REQUESTED ADVISEMENT
Whether certain installment loan agreements are subject to Florida’s documentary stamp tax.
FACTS
The Taxpayer facilitates financing between businesses and consumers in Florida. For example, a__________________ contractor may suggest that its customer (the “Borrower”) apply for a loan with the Taxpayer to finance the repair of the customer’s __________________.
Once approved, the Borrower will execute an Installment Loan Agreement (the “Loan Agreement”), and the Taxpayer will pay the __________________ contractor an amount to start the work, and once the work is completed, the Taxpayer will pay the __________________ contractor any remaining balance due up to the total amount financed.
Section 1 of the Loan Agreement states that the Borrower is approved for a loan “up to the Amount Financed.” Section 2 of the Loan Agreement provides that the Borrower may “make purchases…up to the ‘Amount Financed’…”.
Section 3 of the Loan Agreement contains the Borrower’s, “Promise to pay…you agree to pay us…so much of the Amount Financed.”
The Borrower may make draws on the loan for a total of five months. After five months, the Taxpayer will issue to the Borrower a “conversion” Installment Loan Agreement (the “Conversion Loan”) that contains the total amount that has been financed by the Borrower along with the Borrower’s promise to pay that amount. However, the Conversion Loan is not signed by the borrower.
No mortgages, security agreements, or other documents will be filed or recorded in Florida.
LAW AND DISCUSSION
Section 201.08(1)(a), F.S., imposes documentary stamp tax on all promissory notes and other written obligations to pay money made, executed, delivered, sold, transferred, or assigned in Florida, and for each renewal of the same. The tax is $0.35 on each $100.00 or fraction thereof of the indebtedness or obligation evidenced thereby.
Section 201.08(6), F.S., provides that the taxability of a document is determined solely from the face of the document and any separate document expressly incorporated into the document.
To be taxable under s. 201.08(1)(a), F.S., a written obligation to pay money must have the following three elements within the four corners of the document or must expressly incorporate other documents such that, when the documents are read together, they contain these elements:
1. A written promise to pay;
2. A sum certain in money; and
3. The signature of the borrower.
Rule 12B-4.054(4), Florida Administrative Code (F.A.C.), provides that a written obligation to pay money that is not fixed and absolute at the time of execution is not taxable.
The Loan Agreement does not contain a loan amount that is fixed and absolute when the Borrower executes it.
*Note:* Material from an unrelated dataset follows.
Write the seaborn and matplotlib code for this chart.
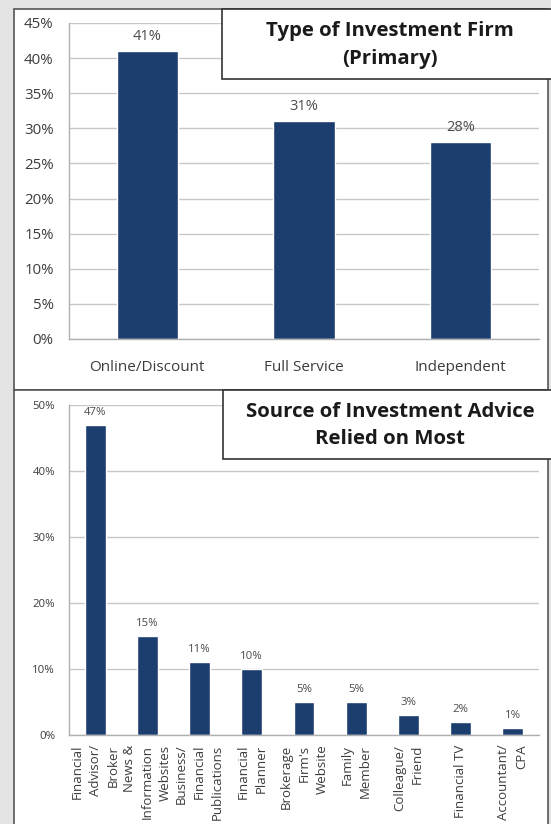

Therefore, the Loan Agreement is not subject to documentary stamp tax.
The Borrower does not sign the Conversion Loan, so it is not taxable.
CONCLUSION
Neither the Loan Agreement nor the Conversion Loan are subject to documentary stamp tax.
This response constitutes a TAA under s. 213.22, F.S., which is binding on the Department only under the facts and circumstances described in the request for this advice, as specified in s. 213.22, F.S. Our response is predicated on those facts and the specific situation summarized above. You are advised that subsequent statutory or administrative rule changes, or judicial interpretations of the statutes or rules, upon which this advice is based, may subject similar future transactions to a different treatment than expressed in this response.
You are further advised that this response, your request, and related backup documents are public records under Chapter 119, F.S., and are subject to disclosure to the public under the conditions of s. 213.22, F.S. Confidential information must be deleted before public disclosure. In an effort to protect confidentiality, we request you provide the undersigned with an edited copy of your request for TAA, the backup material, and this response, deleting names, addresses and any other details which might lead to identification of the Taxpayer. Your response should be received by the Department within ten (10) days of the date of this letter.